Monroe County, Rochester SW
253 Troup St.
Present church built:
Closed - destroyed by fire in 2001.
Due to the growing influx of Italian immigrants into the city of Rochester, a handful of Italian-American parishes
were established in the early 1900s. St. Anthony of Padua was created in 1906, Our Lady of Mt. Carmel in 1909,
Church of the Annunciation (St. Agnes) in 1917, Our Lady of Sorrows in 1924, and St. Francis of Assisi in 1929.
St. Lucy was another Italian parish, erected by Bp. Thomas F. Hickey in 1912 to serve
Italians residing in the southwest quadrant of the city. Fr. Mario Catalano was assigned as the first Pastor, and
work began in 1912 to construct a church at the corner Troup and Tilden Streets. A temporary rectory was
secured on Tilden St. that lacked several modern amenities, including indoor plumbing. While construction of the
church was in progress, the community worshipped in the old 1859 Ss. Peter & Paul church on King St., as well as the
St. Lucy's church was completed in 1913. A variety of furnishings were brought over from the soon-to-be-demolished
Ss. Peter & Paul church and incorproated into St. Lucy, including: the altar, stained glass windows, pews, and even bricks.
Approximately 1,200 parishioners belonged to the nascent parish.
The parish school opened in the Fall of 1912, and it was staffed by the Sisters of St. Joseph. The sisters resided
at the St. Mary orphan asylum and St. Patrick girl's asylum, as there was no on-site convent at the time.

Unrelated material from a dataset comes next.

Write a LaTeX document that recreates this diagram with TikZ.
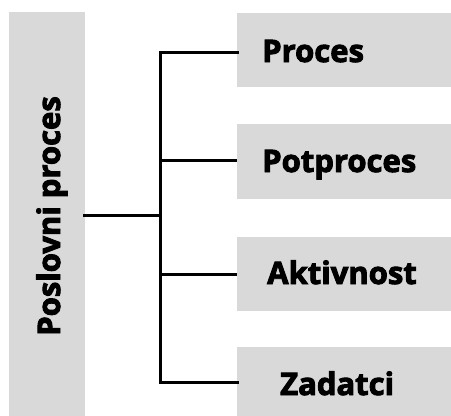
\documentclass[tikz,border=0pt]{standalone}
\usepackage{fontspec}
\setmainfont{Open Sans}[BoldFont={* Bold},BoldFeatures={FakeBold=3}]
\definecolor{boxgray}{HTML}{D9D9D9}
\tikzset{
  label/.style={font=\fontsize{31}{34}\selectfont\bfseries, inner sep=0pt, anchor=base west},
  link/.style={line width=3pt, draw=black}
}
\begin{document}
\begin{tikzpicture}[x=1pt,y=-1pt]
  \useasboundingbox (0,0) rectangle (451,416);
  % grey panels
  \fill[boxgray] (9,12) rectangle (85,416);
  \fill[boxgray] (237,13) rectangle (451,87);
  \fill[boxgray] (237,124) rectangle (451,199);
  \fill[boxgray] (237,237) rectangle (451,311);
  \fill[boxgray] (237,347) rectangle (451,416);
  % labels
  \node[label, rotate=90, anchor=base] (root) at (60,216) {Poslovni proces};
  \node[label] (p1) at (262,62) {Proces};
  \node[label] (p2) at (262,172) {Potproces};
  \node[label] (p3) at (267,284) {Aktivnost};
  \node[label] (p4) at (280,395) {Zadatci};
  % connectors
  \coordinate (r) at (83,215);
  \coordinate (j) at (160,215);
  \coordinate (t) at (160,52);
  \coordinate (b) at (160,382);
  \coordinate (j2) at (160,160);
  \coordinate (j3) at (160,274);
  \coordinate (e1) at (237,52);
  \coordinate (e2) at (237,160);
  \coordinate (e3) at (237,274);
  \coordinate (e4) at (237,382);
  \draw[link] (r) -- (j);
  \draw[link, line cap=rect] (e1) -- (t) -- (b) -- (e4);
  \draw[link] (j2) -- (e2);
  \draw[link] (j3) -- (e3);
\end{tikzpicture}
\end{document}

The parish began construction on a rectory in 1925, with the project completed in the Summer of 1926. Growth
continued in the mid-1920s, as the school grew to 268 students. A temporary convent would eventually be opened on
Clifton St., with a permanent convent coming to fruition on Reynolds St. in 1943. The interior of St. Lucy
would be remodled during the pastorate of Fr. Ventura after a successful fundraising effort.
The parish celebrated its Golden Jubilee in 1963. Bp. Kearney visited the church to bless a new stained glass
window installed above the main entrance. Despite the jubilee festivities, the parish would enter into a period of decline.
At this time, the number of students in the parish school had fallen from the 260s of the 1920s to almost half that number:
160 in 1963. The parish school closed a decade later in 1973. The church would soon close as well. A controversial
decision to close St. Lucy's resulted in the parish shutting its doors in June 1975. St. Lucy church
was sold to Lily of the Valley Church of God In Christ for $75,000.
The former parishioners of St. Lucy's maintained a good relationship with Lily of the Valley throughout the years,
whose leadership left much of the church interior intact. Masses would be offered in the former church
sporadically, including a 1995 reunion Mass celebrated by Bp. Dennis Hickey. A statue of
Christ in the tomb was located in one of the side shrines which had been covered up, and it was discovered years later
in the very same location. It was decided to leave the statue there rather than relocate it.
However, that statue would soon prove to be a regrettable one, the church would be destroyed by fire in 2001.
The bell from atop the main entrance survived, having fallen to the ground during the blaze, and it's now on display
in front of the St. Padre Pio chapel in Gates as an enduring memorial to the former St. Lucy church.